The UK's main political parties are "completely united" over a terror plot which would have caused "unprecedented" carnage, the home secretary has said.
"The loss of life to innocent civilians would have been on an unprecedented scale," said Mr Reid.
The home secretary has chaired sessions of the government's emergency committee after 24 terror suspects were arrested.
Tony Blair, who is away on holiday, praised the "immense effort" made by the police and security services.
Downing Street says Mr Blair, who is in the Caribbean with his family, has been in constant touch but there are no suggestions the prime minister plans to return from holiday.
In a statement issued by No 10, Mr Blair said the police and security services had "tracked the situation" for a long time.
"I thank them for the great job they are doing in protecting our country," he said.
"There has been an enormous amount of co-operation with the US authorities which has been of great value and underlines the threat we face and our determination to counter it."
President George Bush thanked the UK government for its "good work in busting this plot".
The UK's terror threat has been raised to "critical", meaning MI5 think an attack should be expected imminently.
And since late on Wednesday night, Mr Reid has chaired two of the meetings of government emergencies committee Cobra, which met again on Thursday afternoon.
The top civil servant at the Home Office, Sir David Normington, chaired another overnight meeting of the committee, which brings together ministers, officials, police and intelligence chiefs.
Deputy Prime Minister John Prescott is in charge of the day-to-day running of the country.
He did not attend the first Cobra meetings but he was at the afternoon meeting.
Government officials said the home secretary would have chaired the committee even if Mr Blair had not been abroad.
'Struggle against evil'
At a news conference in Westminster, Mr Reid said the police and MI5 had decided to make the arrests, with the full knowledge of the prime minister, his deputy, the transport secretary and himself.
He said he had spoken to Conservative leader David Cameron and Liberal Democrat leader Sir Menzies Campbell, who had offered their full support.

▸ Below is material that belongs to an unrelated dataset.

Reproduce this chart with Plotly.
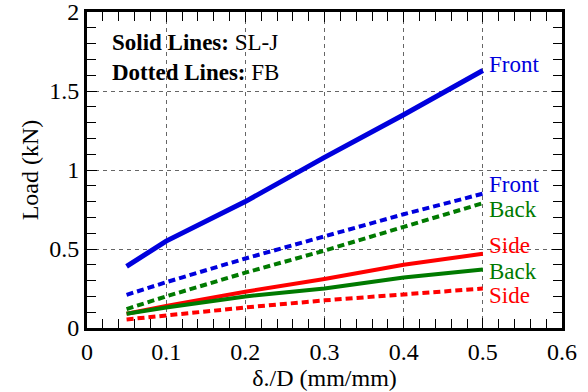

"At this important time we have a completely united body politic, which I think is important."
Mr Reid said the UK was engaged in a "long, wide and deep struggle against very evil people".
"This is not a case of one civilisation against another, one religion against another," he said.
"It is a case, in general terms, of terrorists who want to use evil methods against the rest."
He added there was a common cause "among all the people in this country from whatever background, religion or ethnic dimension".
The home secretary refused to say whether those arrested were British-born.
But he said Mr Prescott was contacting MPs and groups from those communities affected.
David Davis, the shadow home secretary, said he would "applaud" the government's approach, saying precautions had to be taken.
"Normally you will find me very sceptical of the government and some of its actions on terror but here I don't think there's any argument," he told BBC Radio 4's The World at One.
"Clearly there's something under way here."
Labour MP Mohammed Sarwar says it is now "imperative" to recall MPs from their long summer break.
But Mr Davis said the terror news was not a reason for Parliament or Mr Blair to return from holiday.
"We should not be jumping through hoops every time a terrorist plot is foiled," said Mr Davis.
Liberal Democrat president Simon Hughes said the government was right to take all necessary precautions.
"It is always better to be more careful than to take risks," he said.
Safe to fly?
Police say they have arrested the "main players" in an alleged plot to blow up planes in mid-flight from the UK to the US.
Security at all airports in the UK has been tightened and delays are expected.
Transport Secretary Douglas Alexander said extra security meant people could feel safe flying.
A source close to Mr Alexander told the BBC the current situation was likely to lead to "lasting changes" to the security arrangements at British airports.